Weingarten calls on delegates to support Clinton

Source:  NYSUT Communications
weingarten

AFT President Randi Weingarten on Saturday congratulated NYSUT members on their successful advocacy in the last year while urging delegates to vote for Hillary Clinton in the April 19 New York State primary.

The AFT last July was the first national labor union to endorse Clinton for president. Clinton addressed the Representative Assembly the evening before.

Acknowledging supporters of presidential candidate Bernie Sanders in the audience, Weingarten said, "Both candidates will fight for us and our values," pointing out that Sanders and Clinton, when they were both U.S. senators, voted the same way 93 percent of the time.

But, Weingarten said, Clinton has a better track record of getting things done and supporting educators. Clinton "has our backs," and is right when she says that it is "just plain wrong to make teachers the scapegoats for all the ills of society," Weingarten said.

Weingarten remarked, as did many of the speakers at the RA, on the difference between this legislative session and last year's when teachers were in the "crosshairs" and Gov. Cuomo was an advocate of a "direct line" between student testing and teacher evaluations.

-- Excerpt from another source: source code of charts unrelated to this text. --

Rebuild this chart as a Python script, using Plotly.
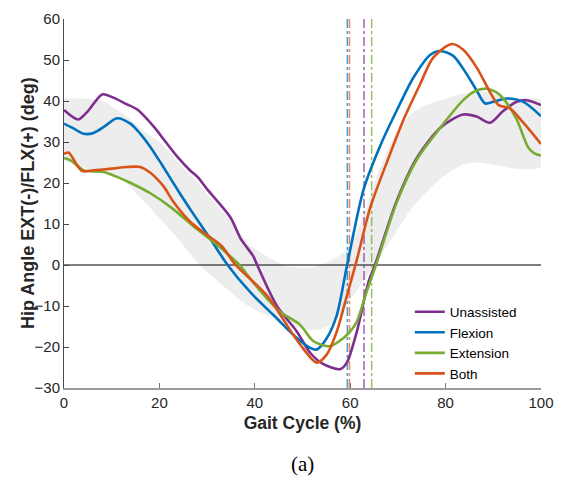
import plotly.graph_objects as go

# ---------------- data ----------------
unassisted_x = [0, 3, 5, 8, 10, 13, 15.5, 19, 21, 23.7, 26.5, 28, 30, 34.9, 37, 39.7, 40.5, 44.6, 48.8,
                51.6, 54.4, 57.9, 59.3, 61.4, 63.8, 65.2, 69.8, 74, 78.9, 83.7, 86.5, 89.3, 92, 94.9, 97, 100]
unassisted_y = [37.8, 35.5, 37.5, 41.6, 41.0, 39.3, 37.8, 33.5, 30.5, 26.5, 23.0, 21.5, 18.5, 11.6, 6.5, 2.1, 0,
                -9.9, -16.2, -21.4, -24.2, -25.4, -23.8, -16.2, -4.3, 0, 15.8, 26.2, 33.5, 36.7, 36.2, 34.7,
                37.5, 39.8, 40.2, 39.0]

flexion_x = [0, 2, 4.1, 6.2, 8.5, 11.1, 13.9, 16, 18.1, 20.5, 24, 27.5, 31, 34.3, 39.1, 43.9, 48.8, 51.6, 53,
             55.1, 57.2, 59.3, 62.8, 66.3, 69.8, 73.3, 76.8, 78.9, 81.6, 84.4, 86.5, 88.3, 90, 92.8, 96.3, 100]
flexion_y = [34.5, 33.3, 32.0, 32.2, 33.8, 35.8, 34.5, 32.0, 28.8, 24.5, 18.0, 11.8, 5.8, 0, -6.7, -12.2, -17.8,
             -20.2, -20.6, -17.8, -12.2, -0.3, 18.4, 29.1, 37.8, 45.8, 51.3, 52.2, 51.0, 46.6, 42.6, 39.4, 39.8,
             40.6, 39.8, 36.3]

extension_x = [0, 1.4, 4.1, 8.3, 11.1, 14, 18.1, 22.5, 27.2, 31.8, 34.5, 36.8, 39.7, 45.3, 49.5, 52.3, 55.8,
               58.6, 60, 61.4, 63.5, 65.4, 69.8, 74, 78.9, 83.7, 86, 88.6, 90.5, 92.1, 94.9, 97.3, 98.5, 100]
extension_y = [26.1, 25.5, 23.1, 22.7, 21.5, 20.0, 17.5, 14.0, 9.4, 5.2, 2.5, 0, -4.3, -11.4, -14.6, -18.6,
               -19.8, -17.8, -16.2, -13.8, -6.3, 0, 15.4, 25.8, 33.5, 40.2, 42.3, 43.0, 42.2, 40.6, 35.5, 28.7,
               27.3, 26.7]

both_x = [0, 1, 2.5, 3.8, 6.2, 10, 13.2, 16, 18.1, 19.5, 21, 23, 26.5, 30, 33, 36, 42.6, 46.7, 49.5, 53, 55.1,
          57.2, 59.3, 61.4, 64.2, 67.7, 71.2, 74.7, 77.4, 81.3, 83.7, 86.5, 89.3, 91.1, 93.5, 96.3, 100]
both_y = [27.1, 27.4, 24.8, 22.9, 23.1, 23.5, 23.9, 23.9, 22.5, 21.0, 19.0, 15.3, 10.5, 7.3, 4.7, 0, -7.5,
          -14.6, -19.4, -23.8, -21.8, -16.2, -7.5, 1.3, 14.0, 25.1, 35.5, 44.2, 50.6, 53.9, 52.5, 48.2, 42.2,
          39.0, 38.2, 34.7, 29.5]

band_upper_x = [0, 4, 8, 11, 13.9, 17, 20.9, 24, 27.9, 31, 34.9, 39, 42, 46, 50, 53, 56, 58, 60, 62.8, 66,
                69.8, 73, 76.8, 80, 83.7, 88.6, 92, 96, 100]
band_upper_y = [40.6, 40.6, 40.0, 38.0, 35.5, 32.5, 29.1, 25.0, 20.3, 16.0, 11.0, 4.8, 2.5, 0, -0.7, -0.3, 1.2,
                2.5, 5.0, 12.0, 23.0, 32.5, 37.0, 39.4, 40.5, 41.8, 42.2, 41.0, 40.5, 40.2]
band_lower_x = [0, 5, 8, 11.1, 16, 23, 28.6, 34.2, 38, 42, 46, 49.5, 53, 56, 58, 60, 62.1, 64.9, 69.8, 73,
                76.8, 80, 83.7, 87, 90.7, 94.9, 100]
band_lower_y = [25.5, 23.5, 23.0, 21.9, 16.4, 7.6, -0.2, -5.9, -9.5, -12.0, -14.0, -15.4, -15.8, -14.5, -12.0,
                -8.5, -5.1, -0.3, 8.4, 14.0, 18.8, 22.0, 24.5, 25.0, 24.3, 23.5, 24.0]

series_names = ["Unassisted", "Flexion", "Extension", "Both"]
series_colors = ["#7E2F8E", "#0072BD", "#77AC30", "#D95319"]
toe_off_colors = ["rgba(126,47,142,0.75)", "rgba(0,114,189,0.7)", "rgba(119,172,48,0.75)", "rgba(217,83,25,0.7)"]
toe_off = [62.9, 59.4, 64.5, 59.85]

xs = [unassisted_x, flexion_x, extension_x, both_x]
ys = [unassisted_y, flexion_y, extension_y, both_y]

x_ticks = [0, 20, 40, 60, 80, 100]
y_ticks = [-30, -20, -10, 0, 10, 20, 30, 40, 50, 60]

# ---------------- figure ----------------
fig = go.Figure()

fig.add_trace(go.Scatter(
    x=band_upper_x + band_lower_x[::-1],
    y=band_upper_y + band_lower_y[::-1],
    fill="toself", fillcolor="#EDEDED", line=dict(width=0, shape="spline", smoothing=0.8),
    mode="lines", showlegend=False, hoverinfo="skip"))

fig.add_trace(go.Scatter(x=[0, 100], y=[0, 0], mode="lines",
                         line=dict(color="black", width=1), showlegend=False, hoverinfo="skip"))

for t, c in zip(toe_off, toe_off_colors):
    fig.add_trace(go.Scatter(x=[t, t], y=[-30, 60], mode="lines",
                             line=dict(color=c, width=1.5, dash="dashdot"),
                             showlegend=False, hoverinfo="skip"))

for name, c, x, y in zip(series_names, series_colors, xs, ys):
    fig.add_trace(go.Scatter(x=x, y=y, mode="lines", name=name,
                             line=dict(color=c, width=2.6, shape="spline", smoothing=0.8)))

font_family = "Arial, Liberation Sans, sans-serif"
fig.update_layout(
    width=564, height=482,
    margin=dict(l=63.5, r=22.5, t=10, b=94),
    paper_bgcolor="white", plot_bgcolor="white",
    font=dict(family=font_family, size=15, color="#262626"),
    showlegend=True,
    legend=dict(x=0.725, y=0.248, xanchor="left", yanchor="top",
                bgcolor="rgba(0,0,0,0)", font=dict(size=13.5, color="#000"),
                tracegroupgap=0, itemwidth=30),
    xaxis=dict(range=[0, 100], tickvals=x_ticks, ticks="inside", ticklen=5, tickcolor="#777",
               showline=True, linecolor="#9a9a9a", linewidth=2, showgrid=False, zeroline=False,
               tickfont=dict(size=15, color="#262626"),
               title=dict(text="<b>Gait Cycle (%)</b>", font=dict(size=17.5, color="#262626"), standoff=7)),
    yaxis=dict(range=[-30, 60], tickvals=y_ticks, ticks="inside", ticklen=5, tickcolor="#444",
               showline=True, linecolor="#4a4a4a", linewidth=1, showgrid=False, zeroline=False,
               tickfont=dict(size=15, color="#262626")),
    annotations=[
        dict(text="<b>Hip Angle EXT(-)/FLX(+) (deg)</b>", xref="paper", yref="paper",
             x=-0.0764, y=0.5, xanchor="center", yanchor="middle", textangle=-90, showarrow=False,
             font=dict(family=font_family, size=18, color="#262626")),
        dict(text="(a)", xref="paper", yref="paper", x=0.5, y=-0.206,
             xanchor="center", yanchor="middle", showarrow=False,
             font=dict(family="Liberation Serif, Times New Roman, serif", size=21, color="#000"))],
)

fig.write_html("out.html")
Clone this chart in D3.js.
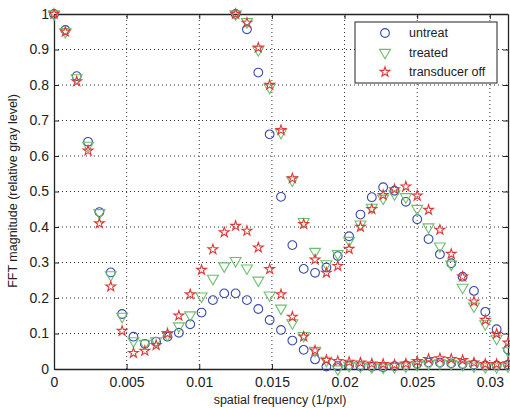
<!DOCTYPE html>
<html>
<head>
<meta charset="utf-8">
<script src="https://cdn.jsdelivr.net/npm/d3@7"></script>
<style>
  body { margin: 0; background: #fff; }
  svg text { font-family: "Liberation Sans", Arial, sans-serif; fill: #222; }
</style>
</head>
<body>
<svg id="chart" width="510" height="408"></svg>
<script>
// frequency bin spacing (1/pxl); low curve starts at bin 0, high curve at bin 16
const FREQ_STEP = 1 / 1280;
const HIGH_START = 16;

const xTicks = [0, 0.005, 0.01, 0.015, 0.02, 0.025, 0.03];
const yTicks = [0, 0.1, 0.2, 0.3, 0.4, 0.5, 0.6, 0.7, 0.8, 0.9, 1];

const untreatLow = [1.0, 0.955, 0.825, 0.64, 0.442, 0.272, 0.155, 0.091, 0.071, 0.077, 0.091, 0.102, 0.126,
  0.159, 0.194, 0.213, 0.213, 0.194, 0.169, 0.138, 0.11, 0.08, 0.054, 0.027,
  0.007, 0.008, 0.01, 0.008, 0.006, 0.005, 0.008, 0.01, 0.015, 0.018, 0.018, 0.016, 0.014, 0.012, 0.01, 0.01, 0.012];
const treatedLow = [1.0, 0.95, 0.82, 0.63, 0.44, 0.265, 0.148, 0.079, 0.072, 0.079, 0.096, 0.121, 0.152,
  0.205, 0.255, 0.29, 0.305, 0.284, 0.25, 0.208, 0.171, 0.13, 0.094, 0.052,
  0.024, 0.0, 0.01, 0.008, 0.006, 0.005, 0.006, 0.008, 0.012, 0.015, 0.017, 0.015, 0.012, 0.008, 0.006, 0.006, 0.008];
const offLow = [1.0, 0.95, 0.81, 0.615, 0.41, 0.232, 0.107, 0.045, 0.051, 0.067, 0.1, 0.15, 0.21,
  0.279, 0.337, 0.385, 0.403, 0.389, 0.342, 0.281, 0.21, 0.147, 0.091, 0.052,
  0.025, 0.022, 0.02, 0.018, 0.015, 0.014, 0.012, 0.015, 0.022, 0.028, 0.03, 0.028, 0.025, 0.018, 0.014, 0.014, 0.016];

const untreatHigh = [1.0, 0.957, 0.835, 0.661, 0.485, 0.349, 0.282, 0.271, 0.286, 0.318, 0.374, 0.435, 0.484,
  0.512, 0.502, 0.471, 0.422, 0.366, 0.323, 0.298, 0.26, 0.22, 0.161, 0.112, 0.055];
const treatedHigh = [1.0, 0.978, 0.899, 0.793, 0.666, 0.532, 0.415, 0.331, 0.296, 0.325, 0.362, 0.408, 0.455,
  0.481, 0.493, 0.485, 0.452, 0.4, 0.346, 0.295, 0.23, 0.177, 0.127, 0.086, 0.051];
const offHigh = [1.0, 0.975, 0.905, 0.8, 0.673, 0.537, 0.408, 0.308, 0.271, 0.29, 0.338, 0.4, 0.45,
  0.49, 0.506, 0.514, 0.488, 0.448, 0.392, 0.324, 0.26, 0.19, 0.138, 0.099, 0.074];

const seriesNames = ["untreat", "treated", "transducer off"];

function toPoints(values, start) {
  return values.map((v, i) => ({ f: (start + i) * FREQ_STEP, v }));
}

const series = [
  { name: seriesNames[0], color: "#3b4ba8", symbol: d3.symbolCircle, size: 60, rotate: 0,
    points: toPoints(untreatLow, 0).concat(toPoints(untreatHigh, HIGH_START)) },
  { name: seriesNames[1], color: "#6cc06c", symbol: d3.symbolTriangle, size: 52, rotate: 180,
    points: toPoints(treatedLow, 0).concat(toPoints(treatedHigh, HIGH_START)) },
  { name: seriesNames[2], color: "#e0393a", symbol: d3.symbolStar, size: 30, rotate: 0,
    points: toPoints(offLow, 0).concat(toPoints(offHigh, HIGH_START)) }
];

const margin = { top: 14, right: 2, bottom: 39, left: 54 };
const width = 510, height = 408;

const svg = d3.select("#chart");

const x = d3.scaleLinear()
  .domain([0, 1 / 32])
  .range([margin.left, width - margin.right]);

const y = d3.scaleLinear()
  .domain([0, 1])
  .range([height - margin.bottom, margin.top]);

// dotted grid
const grid = svg.append("g").attr("stroke", "#333").attr("stroke-dasharray", "1,3").attr("stroke-width", 1);
xTicks.filter(t => t > 0).forEach(t => {
  grid.append("line")
    .attr("x1", x(t)).attr("x2", x(t))
    .attr("y1", y(0)).attr("y2", y(1));
});
yTicks.filter(t => t > 0 && t < 1).forEach(t => {
  grid.append("line")
    .attr("x1", x(0)).attr("x2", x(1 / 32))
    .attr("y1", y(t)).attr("y2", y(t));
});

// axes with inward ticks, MATLAB style box
const fmt = d => d === 0 ? "0" : d3.format("~g")(d);

const xAxis = svg.append("g")
  .attr("transform", `translate(0,${y(0)})`)
  .call(d3.axisBottom(x).tickValues(xTicks).tickFormat(fmt).tickSizeInner(-5).tickSizeOuter(0).tickPadding(8));
const xAxisTop = svg.append("g")
  .attr("transform", `translate(0,${y(1)})`)
  .call(d3.axisTop(x).tickValues(xTicks).tickFormat("").tickSizeInner(-5).tickSizeOuter(0));
const yAxis = svg.append("g")
  .attr("transform", `translate(${x(0)},0)`)
  .call(d3.axisLeft(y).tickValues(yTicks).tickFormat(fmt).tickSizeInner(-5).tickSizeOuter(0).tickPadding(5));
const yAxisRight = svg.append("g")
  .attr("transform", `translate(${x(1 / 32)},0)`)
  .call(d3.axisRight(y).tickValues(yTicks).tickFormat("").tickSizeInner(-5).tickSizeOuter(0));

[xAxis, xAxisTop, yAxis, yAxisRight].forEach(g => {
  g.select(".domain").attr("stroke", "#222").attr("stroke-width", 1.3);
  g.selectAll(".tick line").attr("stroke", "#222");
  g.selectAll(".tick text").attr("font-size", 14).attr("fill", "#222");
});

// markers
series.forEach(s => {
  const sym = d3.symbol().type(s.symbol).size(s.size);
  svg.append("g")
    .selectAll("path")
    .data(s.points)
    .join("path")
    .attr("d", sym)
    .attr("transform", d => `translate(${x(d.f)},${y(d.v)}) rotate(${s.rotate})`)
    .attr("fill", "none")
    .attr("stroke", s.color)
    .attr("stroke-width", 1.1);
});

// axis titles
svg.append("text")
  .attr("x", 280)
  .attr("y", 404)
  .attr("text-anchor", "middle")
  .attr("font-size", 12.5)
  .text("spatial frequency (1/pxl)");

svg.append("text")
  .attr("transform", "rotate(-90)")
  .attr("x", -191)
  .attr("y", 17)
  .attr("text-anchor", "middle")
  .attr("font-size", 12.5)
  .text("FFT magnitude (relative gray level)");

// legend
const legend = svg.append("g").attr("transform", "translate(355,22)");
legend.append("rect")
  .attr("width", 142).attr("height", 61)
  .attr("fill", "#fff").attr("stroke", "#222").attr("stroke-width", 1);

series.forEach((s, i) => {
  const row = legend.append("g").attr("transform", `translate(0,${11 + i * 19.5})`);
  row.append("path")
    .attr("d", d3.symbol().type(s.symbol).size(s.size)())
    .attr("transform", `translate(30,0) rotate(${s.rotate})`)
    .attr("fill", "none")
    .attr("stroke", s.color)
    .attr("stroke-width", 1.1);
  row.append("text")
    .attr("x", 54)
    .attr("dy", "0.35em")
    .attr("font-size", 12.5)
    .text(s.name);
});
</script>
</body>
</html>
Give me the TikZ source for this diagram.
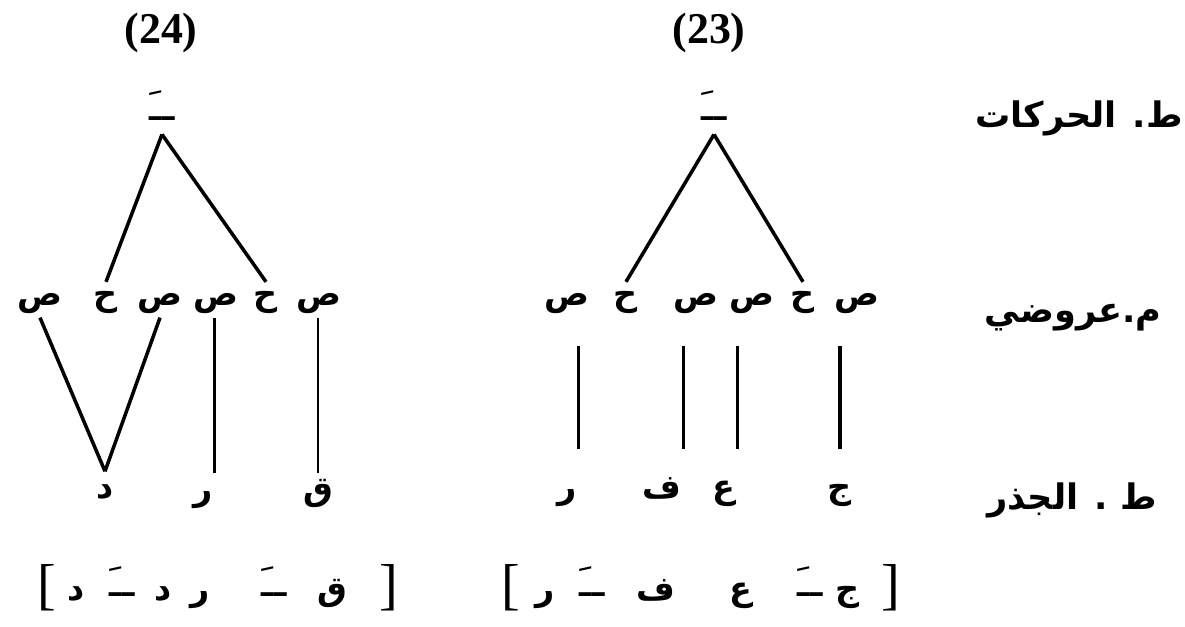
\documentclass[tikz,border=0pt]{standalone}
\usepackage{fontspec}
\setmainfont{Liberation Serif}
\newfontfamily\arabicfont[Script=Arabic]{DejaVu Sans}
\TeXXeTstate=1
\usepackage{tikz}
\usetikzlibrary{calc}

\newcommand{\arab}[1]{\arabicfont\beginR #1\endR}

\begin{document}
\begin{tikzpicture}[
  x=0.02cm,y=-0.02cm,
  tier/.style={font=\fontsize{20}{22}\selectfont\bfseries,inner sep=1pt},
  seg/.style={font=\fontsize{19}{22}\selectfont\bfseries,inner sep=1pt,anchor=base,
              text height=12pt,text depth=6pt},
  root/.style={seg,text height=14pt,text depth=6pt},
  haraka/.style={font=\fontsize{24}{26}\selectfont,inner sep=1pt,anchor=base,
                 text depth=7pt},
  num/.style={font=\fontsize{25}{27}\selectfont\bfseries,inner sep=1pt},
  brk/.style={font=\fontsize{32}{34}\selectfont,inner sep=1pt,anchor=base},
  link/.style={line width=2pt},
  thinlink/.style={line width=1.1pt}
]
\useasboundingbox (0,0) rectangle (1185,626);

\node[tier] (tv) at (1079,118) {\arab{ط. الحركات}};
\node[tier] (tm) at (1073,318) {\arab{م.عروضي}};
\node[tier] (tr) at (1072,500) {\arab{ط . الجذر}};

\node[num] (n24) at (161,33) {(24)};
\node[haraka] (m24) at (162,120) {\arab{ــَ}};
\node[seg] (c24a) at (40,305) {\arab{ص}};
\node[seg] (v24a) at (106,305) {\arab{ح}};
\node[seg] (c24b) at (160,305) {\arab{ص}};
\node[seg] (c24c) at (216,305) {\arab{ص}};
\node[seg] (v24b) at (266,305) {\arab{ح}};
\node[seg] (c24d) at (319,305) {\arab{ص}};
\node[root] (d24) at (105,498) {\arab{د}};
\node[root] (r24) at (203,500) {\arab{ر}};
\node[root] (q24) at (318,500) {\arab{ق}};

\draw[link] (m24.south) -- (v24a.north);
\draw[link] (m24.south) -- (v24b.north);
\draw[link] (c24a.south) -- (d24.north);
\draw[link] (c24b.south) -- (d24.north);
\draw[link] (c24c.south -| r24.north east) -- (r24.north east);
\draw[thinlink] (c24d.south -| q24.north) -- (q24.north);

\node[num] (n23) at (709,33) {(23)};
\node[haraka] (m23) at (714,120) {\arab{ــَ}};
\node[seg] (c23a) at (567,305) {\arab{ص}};
\node[seg] (v23a) at (626,305) {\arab{ح}};
\node[seg] (c23b) at (696,305) {\arab{ص}};
\node[seg] (c23c) at (752,305) {\arab{ص}};
\node[seg] (v23b) at (803,305) {\arab{ح}};
\node[seg] (c23d) at (857,305) {\arab{ص}};
\node[root] (r23) at (567,498) {\arab{ر}};
\node[root] (f23) at (662,498) {\arab{ف}};
\node[root] (e23) at (724,498) {\arab{ع}};
\node[root] (j23) at (840,498) {\arab{ج}};

\draw[link] (m23.south) -- (v23a.north);
\draw[link] (m23.south) -- (v23b.north);
\draw[link,shorten <=0.56cm,shorten >=0.44cm] (c23a.south -| r23.north east) -- (r23.north east);
\draw[link,shorten <=0.56cm,shorten >=0.44cm] (c23b.south -| f23.north east) -- (f23.north east);
\draw[link,shorten <=0.56cm,shorten >=0.44cm] (c23c.south -| e23.north east) -- (e23.north east);
\draw[link,shorten <=0.56cm,shorten >=0.44cm] (c23d.south -| j23.north) -- (j23.north);

\node[brk] (o24) at (47,603) {[};
\node[seg] (s24a) at (76,600) {\arab{د}};
\node[haraka] (s24b) at (122,596) {\arab{ــَ}};
\node[seg] (s24c) at (163,600) {\arab{د}};
\node[seg] (s24d) at (200,600) {\arab{ر}};
\node[haraka] (s24e) at (274,596) {\arab{ــَ}};
\node[seg] (s24f) at (332,600) {\arab{ق}};
\node[brk] (e24) at (389,603) {]};

\node[brk] (o23) at (511,603) {[};
\node[seg] (s23a) at (545,600) {\arab{ر}};
\node[haraka] (s23b) at (592,596) {\arab{ــَ}};
\node[seg] (s23c) at (656,600) {\arab{ف}};
\node[seg] (s23d) at (741,600) {\arab{ع}};
\node[haraka] (s23e) at (810,596) {\arab{ــَ}};
\node[seg] (s23f) at (848,600) {\arab{ج}};
\node[brk] (e23) at (891,603) {]};
\end{tikzpicture}
\end{document}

"The scapegoating, the bashing, it didn't work," Weingarten said, because NYSUT members "stood up for ourselves, we stood up for our students, and we stood up for schools."
Educators and parents stood firm against hedge fund managers and so-called reformers who support the privatization of public schools, she said, and, "You won!"

The victories included a four-year moratorium on the current teacher evaluations; the appointment of Betty Rosa as Regents chancellor; the rescue of 500 union jobs at the Alcoa aluminum plant in Massena; the end of the Gap Elimination Adjustment; and an increase of state funding for schools in 2016-2017 by $1.5 billion.

"You changed the tone and you changed the state," Weingarten said. Now, state leaders are coming to NYSUT to ask, "'What should we do?'" to ensure the state never again passes the anti-teacher legislation it has imposed over the past decade or so, she said.

On the national landscape, the "stakes are really high" in upcoming the presidential election, "and Washington is really broken," Weingarten said. She spoke about the importance of electing a Democrat in the fall to ensure fair-minded appointments to the Supreme Court, referencing the 4-4 decision in Friedrichs v. California Teacher Association, which threatened the financial model of pubic sector unions.

While the Court's decision to maintain the status quo provides a moment of respite, she pointed out that 26 other potential "Friedrichs" cases are making their way through the federal courts, and the danger is ever-present.

She also reminded delegates that Republican candidates Ted Cruz and Donald Trump are "waging an all-out war" on unions, public education and public employees, and, at all costs, Republicans cannot be allowed to attain the White House.

The wealthy Koch brothers plan to spend $1 billion in this campaign, prompting Weingarten to quip: "I guess they are the citizens in Citizens United," a reference to the Supreme Court ruling that gave all corporations the right to unfettered spending in elections.